▸ DATA SHOWN:
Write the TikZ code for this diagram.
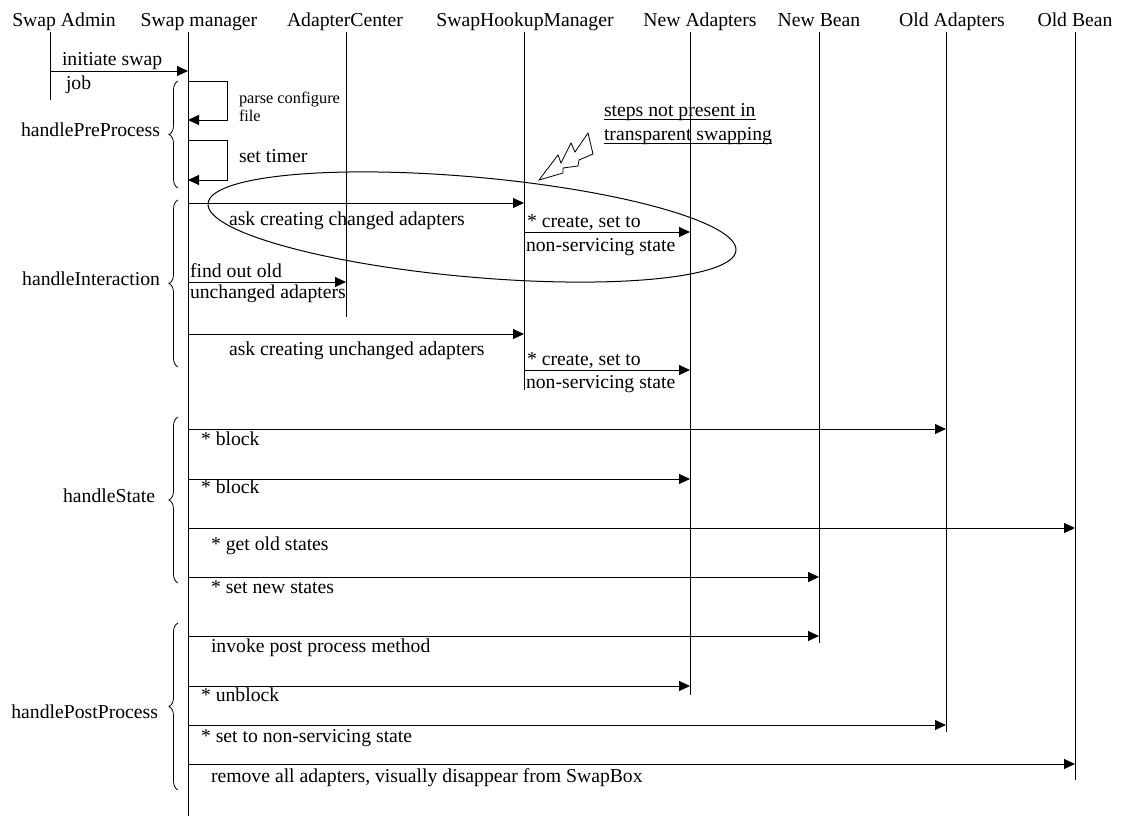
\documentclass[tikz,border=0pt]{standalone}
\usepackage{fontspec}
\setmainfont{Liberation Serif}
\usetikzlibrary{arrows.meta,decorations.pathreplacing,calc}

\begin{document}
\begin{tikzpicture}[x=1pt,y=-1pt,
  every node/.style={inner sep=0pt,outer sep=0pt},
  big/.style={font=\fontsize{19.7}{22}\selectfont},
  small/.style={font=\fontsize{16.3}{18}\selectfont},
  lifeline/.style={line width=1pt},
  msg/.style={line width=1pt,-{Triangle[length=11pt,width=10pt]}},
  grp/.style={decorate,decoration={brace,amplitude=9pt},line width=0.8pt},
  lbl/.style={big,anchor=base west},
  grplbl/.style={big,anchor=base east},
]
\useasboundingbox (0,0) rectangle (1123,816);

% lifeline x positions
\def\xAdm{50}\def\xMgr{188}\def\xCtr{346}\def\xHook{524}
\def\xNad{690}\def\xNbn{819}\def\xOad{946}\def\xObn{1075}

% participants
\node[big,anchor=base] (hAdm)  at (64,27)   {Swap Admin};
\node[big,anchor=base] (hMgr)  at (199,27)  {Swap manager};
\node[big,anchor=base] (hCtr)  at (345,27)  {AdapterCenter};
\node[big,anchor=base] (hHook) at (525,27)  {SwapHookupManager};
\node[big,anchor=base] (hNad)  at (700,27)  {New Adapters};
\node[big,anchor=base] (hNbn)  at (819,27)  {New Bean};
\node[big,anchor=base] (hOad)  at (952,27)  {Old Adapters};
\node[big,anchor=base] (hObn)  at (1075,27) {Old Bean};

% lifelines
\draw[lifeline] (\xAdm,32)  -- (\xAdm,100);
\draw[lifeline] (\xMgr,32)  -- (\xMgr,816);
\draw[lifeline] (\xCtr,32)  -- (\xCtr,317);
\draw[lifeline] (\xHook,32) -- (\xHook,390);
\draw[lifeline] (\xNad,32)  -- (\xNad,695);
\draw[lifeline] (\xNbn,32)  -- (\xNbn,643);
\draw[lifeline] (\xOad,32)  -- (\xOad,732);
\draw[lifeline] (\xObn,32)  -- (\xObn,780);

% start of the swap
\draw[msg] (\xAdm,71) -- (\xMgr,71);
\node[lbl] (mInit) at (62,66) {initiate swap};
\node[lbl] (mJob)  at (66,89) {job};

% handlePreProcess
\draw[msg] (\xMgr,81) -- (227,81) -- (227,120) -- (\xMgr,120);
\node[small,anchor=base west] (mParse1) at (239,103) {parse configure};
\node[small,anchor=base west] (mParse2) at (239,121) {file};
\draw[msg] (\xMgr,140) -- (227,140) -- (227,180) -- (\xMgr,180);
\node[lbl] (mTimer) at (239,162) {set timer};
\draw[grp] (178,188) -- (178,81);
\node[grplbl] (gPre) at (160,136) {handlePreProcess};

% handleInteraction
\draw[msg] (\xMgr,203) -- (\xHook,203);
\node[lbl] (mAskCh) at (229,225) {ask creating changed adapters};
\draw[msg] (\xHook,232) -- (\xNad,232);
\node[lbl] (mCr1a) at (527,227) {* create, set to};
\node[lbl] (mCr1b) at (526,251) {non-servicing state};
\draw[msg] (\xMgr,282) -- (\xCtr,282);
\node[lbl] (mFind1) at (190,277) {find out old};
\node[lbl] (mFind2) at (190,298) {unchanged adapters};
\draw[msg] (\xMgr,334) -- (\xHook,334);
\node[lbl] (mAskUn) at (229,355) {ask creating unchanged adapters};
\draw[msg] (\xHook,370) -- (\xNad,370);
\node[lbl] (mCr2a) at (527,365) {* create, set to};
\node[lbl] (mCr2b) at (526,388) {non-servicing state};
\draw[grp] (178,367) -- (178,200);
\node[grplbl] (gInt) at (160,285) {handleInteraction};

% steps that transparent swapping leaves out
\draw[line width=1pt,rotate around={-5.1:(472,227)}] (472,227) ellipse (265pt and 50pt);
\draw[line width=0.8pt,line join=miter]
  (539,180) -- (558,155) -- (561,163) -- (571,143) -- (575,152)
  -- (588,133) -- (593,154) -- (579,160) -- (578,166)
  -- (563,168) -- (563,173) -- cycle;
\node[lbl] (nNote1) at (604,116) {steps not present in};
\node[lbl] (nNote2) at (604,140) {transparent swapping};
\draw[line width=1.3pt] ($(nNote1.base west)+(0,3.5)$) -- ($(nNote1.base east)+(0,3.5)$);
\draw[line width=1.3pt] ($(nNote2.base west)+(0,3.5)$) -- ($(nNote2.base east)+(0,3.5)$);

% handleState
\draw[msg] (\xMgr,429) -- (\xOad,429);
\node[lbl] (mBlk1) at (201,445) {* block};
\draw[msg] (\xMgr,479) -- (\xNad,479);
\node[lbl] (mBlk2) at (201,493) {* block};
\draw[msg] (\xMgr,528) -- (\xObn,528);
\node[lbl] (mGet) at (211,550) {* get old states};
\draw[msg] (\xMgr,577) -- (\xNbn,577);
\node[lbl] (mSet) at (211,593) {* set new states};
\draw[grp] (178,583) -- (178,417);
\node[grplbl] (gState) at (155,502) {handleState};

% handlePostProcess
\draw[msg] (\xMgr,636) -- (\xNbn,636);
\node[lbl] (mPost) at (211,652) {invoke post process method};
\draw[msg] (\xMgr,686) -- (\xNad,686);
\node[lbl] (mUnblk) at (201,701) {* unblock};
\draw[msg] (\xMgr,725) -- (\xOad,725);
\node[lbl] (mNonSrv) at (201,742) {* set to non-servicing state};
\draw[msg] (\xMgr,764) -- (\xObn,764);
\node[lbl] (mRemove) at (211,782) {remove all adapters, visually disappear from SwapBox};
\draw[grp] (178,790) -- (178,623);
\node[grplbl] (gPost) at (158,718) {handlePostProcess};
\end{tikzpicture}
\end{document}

▸ WHAT IS BEING ASKED: Repeat the data exactly in full, omitting its pictures.

▸ WRITTEN SOLUTION:
Write the TikZ code for this diagram.
\documentclass[tikz,border=0pt]{standalone}
\usepackage{fontspec}
\setmainfont{Liberation Serif}
\usetikzlibrary{arrows.meta,decorations.pathreplacing,calc}

\begin{document}
\begin{tikzpicture}[x=1pt,y=-1pt,
  every node/.style={inner sep=0pt,outer sep=0pt},
  big/.style={font=\fontsize{19.7}{22}\selectfont},
  small/.style={font=\fontsize{16.3}{18}\selectfont},
  lifeline/.style={line width=1pt},
  msg/.style={line width=1pt,-{Triangle[length=11pt,width=10pt]}},
  grp/.style={decorate,decoration={brace,amplitude=9pt},line width=0.8pt},
  lbl/.style={big,anchor=base west},
  grplbl/.style={big,anchor=base east},
]
\useasboundingbox (0,0) rectangle (1123,816);

% lifeline x positions
\def\xAdm{50}\def\xMgr{188}\def\xCtr{346}\def\xHook{524}
\def\xNad{690}\def\xNbn{819}\def\xOad{946}\def\xObn{1075}

% participants
\node[big,anchor=base] (hAdm)  at (64,27)   {Swap Admin};
\node[big,anchor=base] (hMgr)  at (199,27)  {Swap manager};
\node[big,anchor=base] (hCtr)  at (345,27)  {AdapterCenter};
\node[big,anchor=base] (hHook) at (525,27)  {SwapHookupManager};
\node[big,anchor=base] (hNad)  at (700,27)  {New Adapters};
\node[big,anchor=base] (hNbn)  at (819,27)  {New Bean};
\node[big,anchor=base] (hOad)  at (952,27)  {Old Adapters};
\node[big,anchor=base] (hObn)  at (1075,27) {Old Bean};

% lifelines
\draw[lifeline] (\xAdm,32)  -- (\xAdm,100);
\draw[lifeline] (\xMgr,32)  -- (\xMgr,816);
\draw[lifeline] (\xCtr,32)  -- (\xCtr,317);
\draw[lifeline] (\xHook,32) -- (\xHook,390);
\draw[lifeline] (\xNad,32)  -- (\xNad,695);
\draw[lifeline] (\xNbn,32)  -- (\xNbn,643);
\draw[lifeline] (\xOad,32)  -- (\xOad,732);
\draw[lifeline] (\xObn,32)  -- (\xObn,780);

% start of the swap
\draw[msg] (\xAdm,71) -- (\xMgr,71);
\node[lbl] (mInit) at (62,66) {initiate swap};
\node[lbl] (mJob)  at (66,89) {job};

% handlePreProcess
\draw[msg] (\xMgr,81) -- (227,81) -- (227,120) -- (\xMgr,120);
\node[small,anchor=base west] (mParse1) at (239,103) {parse configure};
\node[small,anchor=base west] (mParse2) at (239,121) {file};
\draw[msg] (\xMgr,140) -- (227,140) -- (227,180) -- (\xMgr,180);
\node[lbl] (mTimer) at (239,162) {set timer};
\draw[grp] (178,188) -- (178,81);
\node[grplbl] (gPre) at (160,136) {handlePreProcess};

% handleInteraction
\draw[msg] (\xMgr,203) -- (\xHook,203);
\node[lbl] (mAskCh) at (229,225) {ask creating changed adapters};
\draw[msg] (\xHook,232) -- (\xNad,232);
\node[lbl] (mCr1a) at (527,227) {* create, set to};
\node[lbl] (mCr1b) at (526,251) {non-servicing state};
\draw[msg] (\xMgr,282) -- (\xCtr,282);
\node[lbl] (mFind1) at (190,277) {find out old};
\node[lbl] (mFind2) at (190,298) {unchanged adapters};
\draw[msg] (\xMgr,334) -- (\xHook,334);
\node[lbl] (mAskUn) at (229,355) {ask creating unchanged adapters};
\draw[msg] (\xHook,370) -- (\xNad,370);
\node[lbl] (mCr2a) at (527,365) {* create, set to};
\node[lbl] (mCr2b) at (526,388) {non-servicing state};
\draw[grp] (178,367) -- (178,200);
\node[grplbl] (gInt) at (160,285) {handleInteraction};

% steps that transparent swapping leaves out
\draw[line width=1pt,rotate around={-5.1:(472,227)}] (472,227) ellipse (265pt and 50pt);
\draw[line width=0.8pt,line join=miter]
  (539,180) -- (558,155) -- (561,163) -- (571,143) -- (575,152)
  -- (588,133) -- (593,154) -- (579,160) -- (578,166)
  -- (563,168) -- (563,173) -- cycle;
\node[lbl] (nNote1) at (604,116) {steps not present in};
\node[lbl] (nNote2) at (604,140) {transparent swapping};
\draw[line width=1.3pt] ($(nNote1.base west)+(0,3.5)$) -- ($(nNote1.base east)+(0,3.5)$);
\draw[line width=1.3pt] ($(nNote2.base west)+(0,3.5)$) -- ($(nNote2.base east)+(0,3.5)$);

% handleState
\draw[msg] (\xMgr,429) -- (\xOad,429);
\node[lbl] (mBlk1) at (201,445) {* block};
\draw[msg] (\xMgr,479) -- (\xNad,479);
\node[lbl] (mBlk2) at (201,493) {* block};
\draw[msg] (\xMgr,528) -- (\xObn,528);
\node[lbl] (mGet) at (211,550) {* get old states};
\draw[msg] (\xMgr,577) -- (\xNbn,577);
\node[lbl] (mSet) at (211,593) {* set new states};
\draw[grp] (178,583) -- (178,417);
\node[grplbl] (gState) at (155,502) {handleState};

% handlePostProcess
\draw[msg] (\xMgr,636) -- (\xNbn,636);
\node[lbl] (mPost) at (211,652) {invoke post process method};
\draw[msg] (\xMgr,686) -- (\xNad,686);
\node[lbl] (mUnblk) at (201,701) {* unblock};
\draw[msg] (\xMgr,725) -- (\xOad,725);
\node[lbl] (mNonSrv) at (201,742) {* set to non-servicing state};
\draw[msg] (\xMgr,764) -- (\xObn,764);
\node[lbl] (mRemove) at (211,782) {remove all adapters, visually disappear from SwapBox};
\draw[grp] (178,790) -- (178,623);
\node[grplbl] (gPost) at (158,718) {handlePostProcess};
\end{tikzpicture}
\end{document}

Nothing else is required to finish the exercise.